Why Marriage Won’t Complete You
What I wouldn’t give to go back to the final scene in the movie “Jerry Maguire” and change Tom Cruise’s romantic line, “I love you…you complete me!”
Because it’s unhealthy and untrue.
There. I like that line a lot better.
It’s so unfair how the movies that make us swoon and tear up with sweet emotion often carry messages that leave us confused when we do fall in love.
1. Your Spouse Cannot Complete You.
As someone who is coming up on 1 year married, I have been learning the hard lesson that depending on my husband to complete me and bring me happiness is not only unrealistic but it’s unfair to him. He is human just like me so he makes mistakes. Your spouse WILL fail you and they WILL let you down because they are not perfect.
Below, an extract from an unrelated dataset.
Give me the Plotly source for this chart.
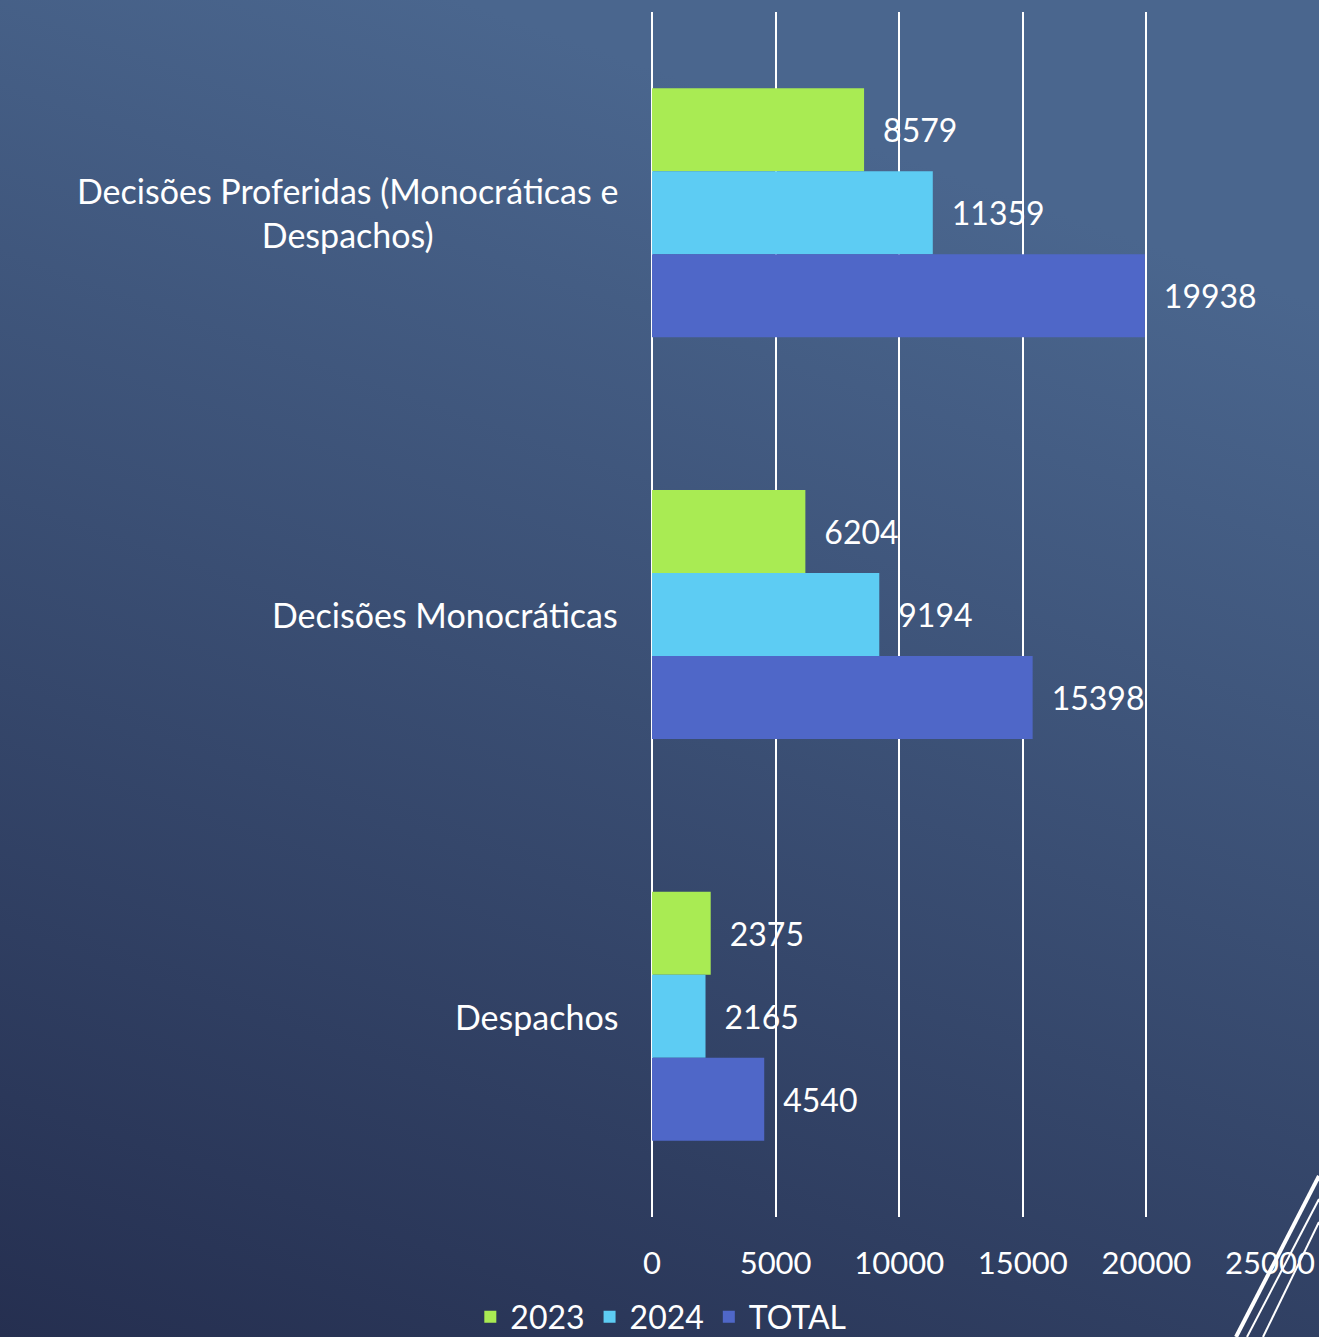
import base64
import plotly.graph_objects as go

categories = ['Decisões Proferidas (Monocráticas e<br>Despachos)', 'Decisões Monocráticas', 'Despachos']
series_names = ['2023', '2024', 'TOTAL']
values_2023 = [8579, 6204, 2375]
values_2024 = [11359, 9194, 2165]
values_total = [19938, 15398, 4540]
x_ticks = [0, 5000, 10000, 15000, 20000, 25000]

colors = ['#A9EB53', '#5DCCF3', '#4F67C8']
W, H = 1319, 1337
L, R, T, B = 652, 49, 12, 120
font_family = 'Lato, "Noto Sans", sans-serif'


def px_x(px):
    return (px - L) / (W - L - R)


def px_y(py):
    return 1 - (py - T) / (H - T - B)


svg = f'''<svg xmlns="http://www.w3.org/2000/svg" width="{W}" height="{H}" preserveAspectRatio="none">
<defs><linearGradient id="g" x1="0" y1="1" x2="0.35" y2="0">
<stop offset="0" stop-color="#252F50"/><stop offset="1" stop-color="#4A668E"/>
</linearGradient></defs><rect width="{W}" height="{H}" fill="url(#g)"/></svg>'''
bg_src = 'data:image/svg+xml;base64,' + base64.b64encode(svg.encode()).decode()

fig = go.Figure()
for name, vals, col in zip(series_names, [values_2023, values_2024, values_total], colors):
    fig.add_trace(go.Bar(
        y=categories, x=vals, name=name, orientation='h',
        marker=dict(color=col, line=dict(width=0)),
        text=['\u2002' + str(v) for v in vals], textposition='outside',
        textfont=dict(color='white', size=32, family=font_family),
        cliponaxis=False,
    ))

for cat in categories:
    fig.add_annotation(
        x=px_x(620), xref='paper', y=cat, yref='y', text=cat,
        xanchor='right', yanchor='middle', align='center', showarrow=False,
        font=dict(color='white', size=34, family=font_family),
    )

lines = [((1236, 1337), (1319, 1176), 4), ((1247, 1337), (1319, 1199), 2), ((1263, 1337), (1319, 1222), 2)]
for (x0, y0), (x1, y1), w in lines:
    fig.add_shape(type='line', xref='paper', yref='paper',
                  x0=px_x(x0), y0=px_y(y0), x1=px_x(x1), y1=px_y(y1),
                  line=dict(color='white', width=w))

fig.add_layout_image(dict(
    source=bg_src, xref='paper', yref='paper',
    x=px_x(0), y=px_y(0), sizex=W / (W - L - R), sizey=H / (H - T - B),
    xanchor='left', yanchor='top', sizing='stretch', layer='below',
))

fig.update_layout(
    width=W, height=H,
    margin=dict(l=L, r=R, t=T, b=B, autoexpand=False),
    barmode='group', bargap=0.38, bargroupgap=0,
    paper_bgcolor='#33415F', plot_bgcolor='rgba(0,0,0,0)',
    font=dict(family=font_family, color='white', size=32),
    legend=dict(orientation='h', xref='container', x=0.501, xanchor='center',
                yref='container', y=1 - 1317 / H, yanchor='middle',
                font=dict(size=32, color='white'), itemwidth=30,
                bgcolor='rgba(0,0,0,0)'),
    xaxis=dict(range=[0, 25000], tickvals=x_ticks, tickformat='d',
               showgrid=True, gridcolor='white', gridwidth=2,
               zeroline=True, zerolinecolor='white', zerolinewidth=2,
               ticklabelstandoff=25, tickfont=dict(size=31, color='white')),
    yaxis=dict(autorange='reversed', showticklabels=False, showgrid=False,
               zeroline=False),
)

fig.write_html('out.html', config={'displayModeBar': False},
               post_script="document.body.style.margin='0';document.body.style.overflow='hidden';")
My husband is sometimes crippled under the weight of my expectations that he will meet all of my emotional needs. In those moments it’s like a neon sign in my brain is blinking saying, “He’s not meant to complete you, your creator is.”
Marriage cannot be about finding another person to make you whole, because no human being can do that. Yes 2 halves do make a whole if we are dealing with fractions, but the marriage equation works differently. Two whole individuals can equal 1 successful marriage. When I stop putting the pressure on my man to be the missing emotional pieces in my life then he is free to be himself and love me to the best of his ability without fear of failure. (Trust me, I DO NOT do this perfectly!)
2. You are Already Complete in Christ.
There is no need to find someone to complete you because God has already done that!
Colossians 2:9-10 NLT
9 For in Christ lives all the fullness of God in a human body. 10 So you also ARE COMPLETE through your union with Christ, who is the head over every ruler and authority.
This verse is a powerful reminder that in God we have access to all that we need. God does not see you as imperfect and incomplete. He gave his son’s life so that you can have a relationship with Him and have victory over the things in this life that weigh you down. Simply working out of the knowledge that I AM complete changes how I look at situations in life. The good news is that if you have a relationship with Jesus you do not have to work harder to be more complete in Jesus. His work for you was finished at the cross so you are blameless and set free- COMPLETE in Him.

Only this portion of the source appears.